With the school finance issue looming in Austin, there are as many ideas on how to alleviate the money crunch as there are lawmakers.
Some tax reform possibilities include a statewide property tax and a business tax.
Texas A&M economist, Dr. Mark Dotzour, believes this wave of uncertainty may be causing out of state businesses to delay plans to come to Texas.
"Businesses shun uncertainty. They shy away from that and the uncertainty right now is the tax situation. Certainly someone is going to pay more in taxes," said Dotzour.
That someone paying more in taxes could also be consumers and property owners.

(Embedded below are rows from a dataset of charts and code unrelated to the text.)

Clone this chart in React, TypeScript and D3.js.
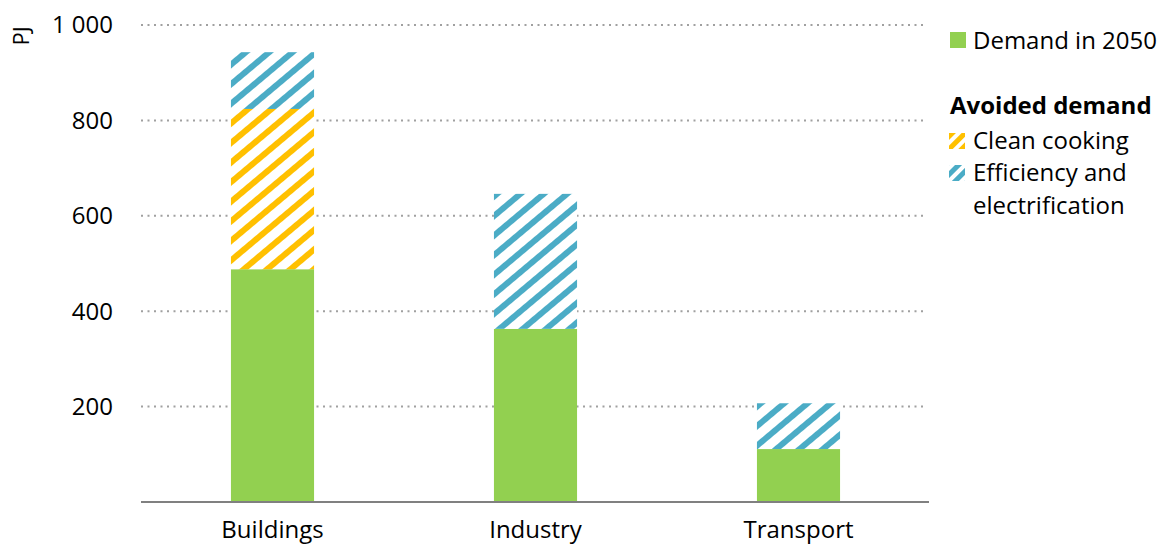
import React from "react";
import * as d3 from "d3";

const categories = ["Buildings", "Industry", "Transport"];
const demand2050 = [488, 363, 111];
const cleanCooking = [336, 0, 0];
const efficiency = [119, 283, 96];
const yTicks = [200, 400, 600, 800, 1000];

const W = 1174;
const H = 545;
const GREEN = "#92D050";
const YELLOW = "#FFC000";
const BLUE = "#4BACC6";
const FONT = "'Open Sans', 'Noto Sans', sans-serif";

export default function App() {
  const x = d3.scaleBand<string>().domain(categories).range([141, 930]).paddingInner(0.684).paddingOuter(0.342);
  const y = d3.scaleLinear().domain([0, 1000]).range([502, 25]);
  const fmt = (v: number) => d3.format(",")(v).replace(/,/g, " ");

  const series = [
    { key: "demand", values: demand2050, fill: GREEN },
    { key: "clean", values: cleanCooking, fill: "url(#hatchYellow)" },
    { key: "eff", values: efficiency, fill: "url(#hatchBlue)" },
  ];

  const rects: React.ReactNode[] = [];
  categories.forEach((c, i) => {
    let base = 0;
    series.forEach((s) => {
      const v = s.values[i];
      if (v > 0) {
        rects.push(
          <rect key={s.key + c} x={x(c)} width={x.bandwidth()} y={y(base + v)} height={y(base) - y(base + v)} fill={s.fill} />
        );
      }
      base += v;
    });
  });

  return (
    <svg width={W} height={H} style={{ position: "absolute", left: 0, top: 0, fontFamily: FONT }}>
      <defs>
        <pattern id="hatchYellow" patternUnits="userSpaceOnUse" width="15" height="15" patternTransform="rotate(-40)">
          <rect x="0" y="0" width="15" height="15" fill="white" />
          <rect x="0" y="0" width="15" height="6" fill={YELLOW} />
        </pattern>
        <pattern id="hatchBlue" patternUnits="userSpaceOnUse" width="15" height="15" patternTransform="rotate(-40)">
          <rect x="0" y="0" width="15" height="15" fill="white" />
          <rect x="0" y="0" width="15" height="6" fill={BLUE} />
        </pattern>
        <pattern id="legYellow" patternUnits="userSpaceOnUse" width="9" height="9" patternTransform="rotate(-45)">
          <rect x="0" y="0" width="9" height="9" fill="white" />
          <rect x="0" y="0" width="9" height="5" fill={YELLOW} />
        </pattern>
        <pattern id="legBlue" patternUnits="userSpaceOnUse" width="9" height="9" patternTransform="rotate(-45)">
          <rect x="0" y="0" width="9" height="9" fill="white" />
          <rect x="0" y="0" width="9" height="5" fill={BLUE} />
        </pattern>
      </defs>
      <rect x={0} y={0} width={W} height={H} fill="white" />
      {yTicks.map((t) => (
        <g key={t}>
          <line x1={141} x2={925} y1={y(t)} y2={y(t)} stroke="#a0a0a0" strokeWidth={2} strokeDasharray="2 4.5" />
          <text x={113} y={y(t)} dy="0.35em" textAnchor="end" fontSize={24} fill="#000">
            {fmt(t)}
          </text>
        </g>
      ))}
      <text transform={`translate(29,36) rotate(-90)`} textAnchor="middle" fontSize={22} fill="#000">PJ</text>
      {rects}
      <line x1={141} x2={929} y1={y(0)} y2={y(0)} stroke="#808080" strokeWidth={2} />
      {categories.map((c) => (
        <text key={c} x={(x(c) as number) + x.bandwidth() / 2} y={538} textAnchor="middle" fontSize={24} fill="#000">
          {c}
        </text>
      ))}
      <g fontSize={24} fill="#000">
        <rect x={950} y={32} width={16} height={16} fill={GREEN} />
        <text x={973} y={49}>Demand in 2050</text>
        <text x={950} y={114} fontWeight="bold">Avoided demand</text>
        <rect x={949} y={133} width={16} height={16} fill="url(#legYellow)" />
        <text x={973} y={149}>Clean cooking</text>
        <rect x={949} y={165} width={16} height={16} fill="url(#legBlue)" />
        <text x={973} y={181}>Efficiency and</text>
        <text x={973} y={214}>electrification</text>
      </g>
    </svg>
  );
}
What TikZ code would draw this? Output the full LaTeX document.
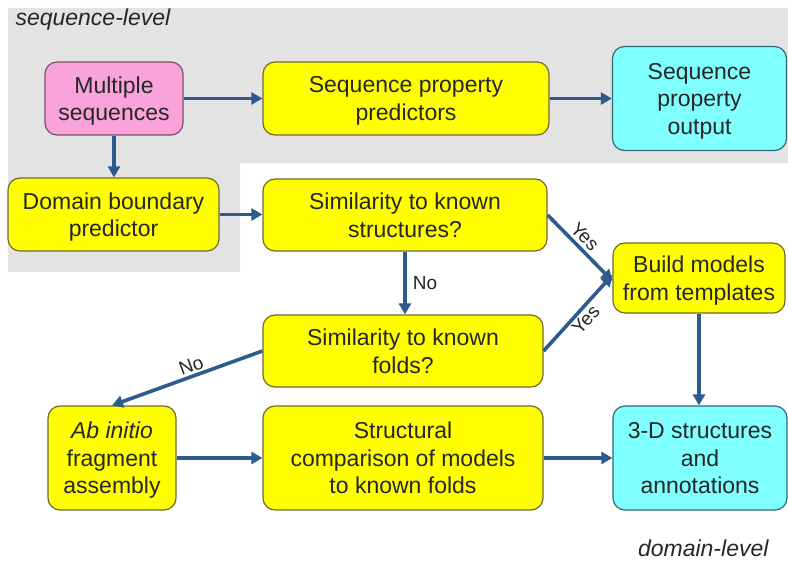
\documentclass[tikz,border=0pt]{standalone}
\usepackage{fontspec}
\setmainfont{Liberation Sans}
\usetikzlibrary{arrows.meta}
\definecolor{bgray}{HTML}{E3E3E3}
\definecolor{ylw}{HTML}{FFFF00}
\definecolor{ylwb}{HTML}{6E6A30}
\definecolor{cyn}{HTML}{80FFFF}
\definecolor{cynb}{HTML}{2F6878}
\definecolor{pnk}{HTML}{F9A3DA}
\definecolor{pnkb}{HTML}{7A5068}
\definecolor{arr}{HTML}{2E5A8E}
\tikzset{
  box/.style={rectangle, rounded corners=12pt, line width=1.2pt, align=center, inner sep=2pt,
    font=\fontsize{23}{27.5}\selectfont, text=black!85, text depth=0pt},
  ybox/.style={box, fill=ylw, draw=ylwb},
  cbox/.style={box, fill=cyn, draw=cynb},
  pbox/.style={box, fill=pnk, draw=pnkb},
  flow/.style={draw=arr, line width=3.6pt, -{Triangle[length=11pt,width=12pt]}},
  lbl/.style={font=\fontsize{19}{22}\selectfont, text=black!85, inner sep=1pt},
  region/.style={font=\itshape\fontsize{23}{27}\selectfont, text=black!85}
}
\begin{document}
\begin{tikzpicture}[x=1pt,y=-1pt]
\useasboundingbox (0,0) rectangle (788,561);
\fill[white] (0,0) rectangle (788,561);
\fill[bgray] (8,8) -- (788,8) -- (788,163) -- (240,163) -- (240,272) -- (8,272) -- cycle;

\node[region, anchor=west] (sl) at (12,20) {sequence-level};
\node[region, anchor=east] (dl) at (772,548) {domain-level};

\node[pbox, minimum width=138pt, minimum height=73pt] (ms) at (114,98.5) {Multiple\\sequences};
\node[ybox, minimum width=286pt, minimum height=73pt] (spp) at (406,98.5) {Sequence property\\predictors};
\node[cbox, minimum width=174pt, minimum height=104pt] (spo) at (699.5,98.5) {Sequence\\property\\output};
\node[ybox, minimum width=211pt, minimum height=73pt] (dbp) at (113.5,214.5) {Domain boundary\\predictor};
\node[ybox, minimum width=284pt, minimum height=72pt] (sks) at (405,215) {Similarity to known\\structures?};
\node[ybox, minimum width=172pt, minimum height=70pt] (bmt) at (699,278) {Build models\\from templates};
\node[ybox, minimum width=280pt, minimum height=72pt] (skf) at (403,351) {Similarity to known\\folds?};
\node[ybox, minimum width=128pt, minimum height=104pt] (abi) at (112,458) {\textit{Ab initio}\\fragment\\assembly};
\node[ybox, minimum width=280pt, minimum height=104pt] (scm) at (403,458) {Structural\\comparison of models\\to known folds};
\node[cbox, minimum width=174pt, minimum height=104pt] (ds3) at (700,458) {3-D structures\\and\\annotations};

\draw[flow] (ms.east) -- (spp.west);
\draw[flow] (spp.east) -- (spo.west);
\draw[flow] (ms.south) -- (ms.south |- dbp.north);
\draw[flow] (dbp.east) -- (sks.west |- dbp.east);
\draw[flow] (sks.south) -- (sks.south |- skf.north) node[lbl, midway, right=5pt] {No};
\draw[flow] (sks.east) -- ([yshift=-3pt]bmt.west) node[lbl, pos=0.45, sloped, above=2pt] {Yes};
\draw[flow] (skf.east) -- ([yshift=3pt]bmt.west) node[lbl, pos=0.5, sloped, below=1pt] {Yes};
\draw[flow] (skf.west) -- (abi.north) node[lbl, pos=0.45, sloped, above=1pt] {No};
\draw[flow] (abi.east) -- (scm.west);
\draw[flow] (scm.east) -- (ds3.west);
\draw[flow] (bmt.south) -- (bmt.south |- ds3.north);
\end{tikzpicture}
\end{document}
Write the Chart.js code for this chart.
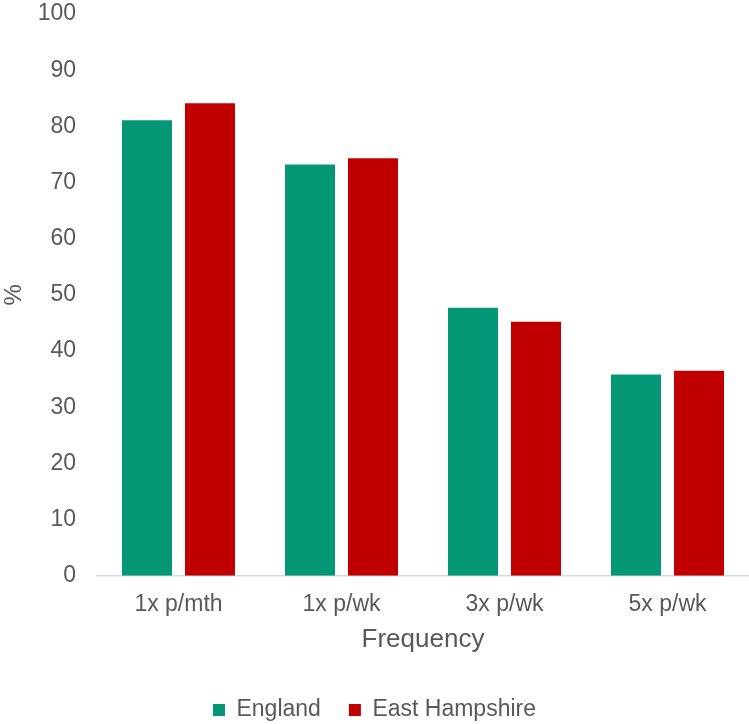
<!DOCTYPE html>
<html>
<head>
<meta charset="utf-8">
<script src="https://cdn.jsdelivr.net/npm/chart.js@4/dist/chart.umd.min.js"></script>
<style>
  html, body { margin: 0; padding: 0; background: #fff; }
  #wrap { width: 749px; height: 724px; position: relative; }
</style>
</head>
<body>
<div id="wrap"><canvas id="chart"></canvas></div>
<script>
// Frequency categories and series values (%)
const categories = ['1x p/mth', '1x p/wk', '3x p/wk', '5x p/wk'];
const england = [81.1, 73.2, 47.7, 35.8];
const eastHampshire = [84.1, 74.3, 45.2, 36.5];
const yTicks = [0, 10, 20, 30, 40, 50, 60, 70, 80, 90, 100];

const textColor = '#595959';
const fontFamily = 'Arial, "Liberation Sans", sans-serif';

Chart.defaults.font.family = fontFamily;
Chart.defaults.color = textColor;

const ctx = document.getElementById('chart').getContext('2d');
const chart = new Chart(ctx, {
    type: 'bar',
    data: {
        labels: categories,
        datasets: [
            {
                label: 'England',
                data: england,
                backgroundColor: '#039776',
                borderWidth: 0,
                categoryPercentage: 0.773,
                barPercentage: 0.794
            },
            {
                label: 'East Hampshire',
                data: eastHampshire,
                backgroundColor: '#C00000',
                borderWidth: 0,
                categoryPercentage: 0.773,
                barPercentage: 0.794
            }
        ]
    },
    options: {
        responsive: true,
        maintainAspectRatio: false,
        animation: false,
        layout: { padding: { left: 0, right: 0, top: 0, bottom: -7.5 } },
        plugins: {
            tooltip: { enabled: false },
            legend: {
                position: 'bottom',
                labels: {
                    font: { size: 23 },
                    color: textColor,
                    boxWidth: 12,
                    boxHeight: 12,
                    padding: 28
                }
            }
        },
        scales: {
            x: {
                grid: { display: false, drawTicks: false },
                border: { display: true, color: '#D9D9D9', width: 1.5 },
                ticks: { font: { size: 23 }, color: textColor, padding: 15, maxRotation: 0 },
                title: {
                    display: true,
                    text: 'Frequency',
                    font: { size: 26 },
                    color: textColor,
                    padding: { top: -9, bottom: 15 }
                }
            },
            y: {
                min: 0,
                max: 100,
                afterBuildTicks: (scale) => {
                    scale.ticks = yTicks.map(v => ({ value: v }));
                },
                // keep the axis box tight: labels end 21px left of the plot
                afterFit: (scale) => {
                    scale.width = 97;
                    scale.paddingTop = 14;
                },
                grid: { display: false, drawTicks: false },
                border: { display: false },
                ticks: { font: { size: 23 }, color: textColor, padding: 21 },
                title: {
                    display: true,
                    text: '%',
                    font: { size: 24 },
                    color: textColor,
                    padding: { top: 0, bottom: 8 }
                }
            }
        }
    }
});
</script>
</body>
</html>
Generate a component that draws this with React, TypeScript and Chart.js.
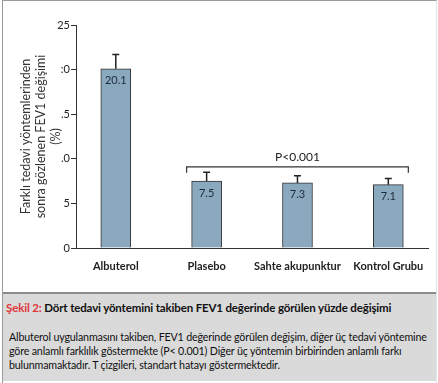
import React, { useEffect, useRef } from "react";
import { Chart, registerables } from "chart.js";

Chart.register(...registerables);

const categories = ["Albuterol", "Plasebo", "Sahte akupunktur", "Kontrol Grubu"];
const values = [20.1, 7.5, 7.3, 7.1];
const errors = [1.6, 1.0, 0.8, 0.7];
const yTickValues = [0, 5, 10, 15, 20, 25];
const yTickLabels = ["0", "5", ".0", ".5", ":0", "25"];
const yTitle = ["Farklı tedavi yöntemlerinden", "sonra gözlenen FEV1 değişimi", "(%)"];
const bracketLabel = "P<0.001";
const bracketValue = 9.1;
const bracketFrom = 1;
const bracketTo = 3;

const FONT = "Lato, 'Open Sans', sans-serif";

const overlayPlugin = {
  id: "overlay",
  afterDatasetsDraw(chart: any) {
    const ctx = chart.ctx;
    const meta = chart.getDatasetMeta(0);
    const ys = chart.scales.y;
    ctx.save();
    meta.data.forEach((bar: any, i: number) => {
      const x = bar.x;
      const top = bar.y;
      const errTop = ys.getPixelForValue(values[i] + errors[i]);
      ctx.strokeStyle = "#222";
      ctx.lineWidth = 1.5;
      ctx.beginPath();
      ctx.moveTo(x, top);
      ctx.lineTo(x, errTop);
      ctx.moveTo(x - 3.5, errTop);
      ctx.lineTo(x + 3.5, errTop);
      ctx.stroke();
      ctx.fillStyle = "#1c2b3a";
      ctx.font = "11px " + FONT;
      ctx.textAlign = "center";
      ctx.textBaseline = "middle";
      ctx.fillText(String(values[i]), x, top + 12);
    });
    const x1 = meta.data[bracketFrom].x - 20;
    const x2 = meta.data[bracketTo].x + 20;
    const by = ys.getPixelForValue(bracketValue);
    ctx.strokeStyle = "#333";
    ctx.lineWidth = 1.2;
    ctx.beginPath();
    ctx.moveTo(x1, by + 6);
    ctx.lineTo(x1, by);
    ctx.lineTo(x2, by);
    ctx.lineTo(x2, by + 6);
    ctx.stroke();
    ctx.fillStyle = "#222";
    ctx.font = "12px " + FONT;
    ctx.textAlign = "center";
    ctx.textBaseline = "middle";
    ctx.fillText(bracketLabel, (x1 + x2) / 2, by - 10);
    ctx.restore();
  },
};

export default function App() {
  const ref = useRef<HTMLCanvasElement>(null);
  useEffect(() => {
    const chart = new Chart(ref.current as HTMLCanvasElement, {
      type: "bar",
      data: {
        datasets: [
          {
            data: values.map((v, i) => ({ x: i, y: v })),
            backgroundColor: "#8aa8be",
            borderColor: "#333",
            borderWidth: 1,
            barThickness: 30,
          },
        ],
      },
      options: {
        animation: false,
        responsive: false,
        maintainAspectRatio: false,
        layout: { padding: { top: 24, right: 6, left: 0, bottom: 0 } },
        plugins: { legend: { display: false }, tooltip: { enabled: false } },
        scales: {
          x: {
            type: "linear",
            offset: false,
            min: -0.438,
            max: 3.44,
            grid: { display: false, drawTicks: false },
            border: { display: true, color: "#333", width: 1 },
            afterBuildTicks: (s: any) => {
              s.ticks = categories.map((_, i) => ({ value: i }));
            },
            afterFit: (s: any) => {
              s.height = 44;
            },
            ticks: {
              autoSkip: false,
              maxRotation: 0,
              padding: 12,
              color: "#222",
              font: { family: FONT, size: 11, weight: "bold" },
              callback: (v: any) => categories[v] ?? "",
            },
          },
          y: {
            min: 0,
            max: 25,
            afterBuildTicks: (s: any) => {
              s.ticks = yTickValues.map((v) => ({ value: v }));
            },
            afterFit: (s: any) => {
              s.width = 73;
            },
            grid: { drawOnChartArea: false, tickLength: 5, color: "#333" },
            border: { display: true, color: "#333", width: 1 },
            ticks: {
              padding: 1,
              color: "#222",
              font: { family: FONT, size: 11 },
              callback: (v: any, i: number) => yTickLabels[i],
            },
            title: {
              display: true,
              text: yTitle,
              color: "#333",
              font: { family: FONT, size: 12.5, lineHeight: 1.2 },
              padding: { top: 15, bottom: 0 },
            },
          },
        },
      },
      plugins: [overlayPlugin],
    } as any);
    return () => chart.destroy();
  }, []);

  return (
    <div
      style={{
        position: "absolute",
        left: 2,
        top: 0,
        width: 433,
        height: 382,
        borderLeft: "1px solid #9a9a9a",
        borderTop: "1px solid #9a9a9a",
        borderRight: "1px solid #e4e4e4",
        background: "#fff",
        overflow: "hidden",
        fontFamily: FONT,
      }}
    >
      <canvas ref={ref} width={433} height={291} style={{ display: "block" }} />
      <div
        style={{
          height: 89,
          background: "#dadada",
          borderTop: "2px solid #8c8c8c",
          padding: "6px 2px 0 3px",
          boxSizing: "border-box",
          color: "#111",
        }}
      >
        <div style={{ fontSize: 11.5, fontWeight: "bold", lineHeight: "15px", letterSpacing: -0.15, whiteSpace: "nowrap" }}>
          <span style={{ color: "#e0363c" }}>Şekil 2:</span> Dört tedavi yöntemini takiben FEV1 değerinde görülen yüzde değişimi
        </div>
        <div style={{ fontSize: 10.7, lineHeight: "14px", marginTop: 15, paddingLeft: 3, letterSpacing: -0.17 }}>
          Albuterol uygulanmasını takiben, FEV1 değerinde görülen değişim, diğer üç tedavi yöntemine göre anlamlı farklılık göstermekte (P&lt; 0.001) Diğer üç yöntemin birbirinden anlamlı farkı bulunmamaktadır. T çizgileri, standart hatayı göstermektedir.
        </div>
      </div>
    </div>
  );
}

College Station I-S-D Superintendent, Dr. Steve Johnson, agrees with Dotzour's research to a certain extent, but looks at the other side.
"We have to be cautious if we say that the taxes are going to drive everybody away. It could be if we lower the quality of the schooling, it could drive people away as well. So we kind of have to work both of those simultaneously," said Johnson.
Johnson believes that the state has relied too heavily on property taxes, but knows the money has to come from somewhere.
"If we diminish the property taxes that contribute to public schools, then something has to offset that in some form," said Johnson.
Until state legislators lay out at a definite plan for school finance, everyone will be playing the guessing game. But Dotzour hopes that businesses won't second guess their decision to come to the Lone Star State.
"The sooner we can resolve this issue, the more likely it would be that Texas will regain its national leadership in terms of job creation," said Dotzour.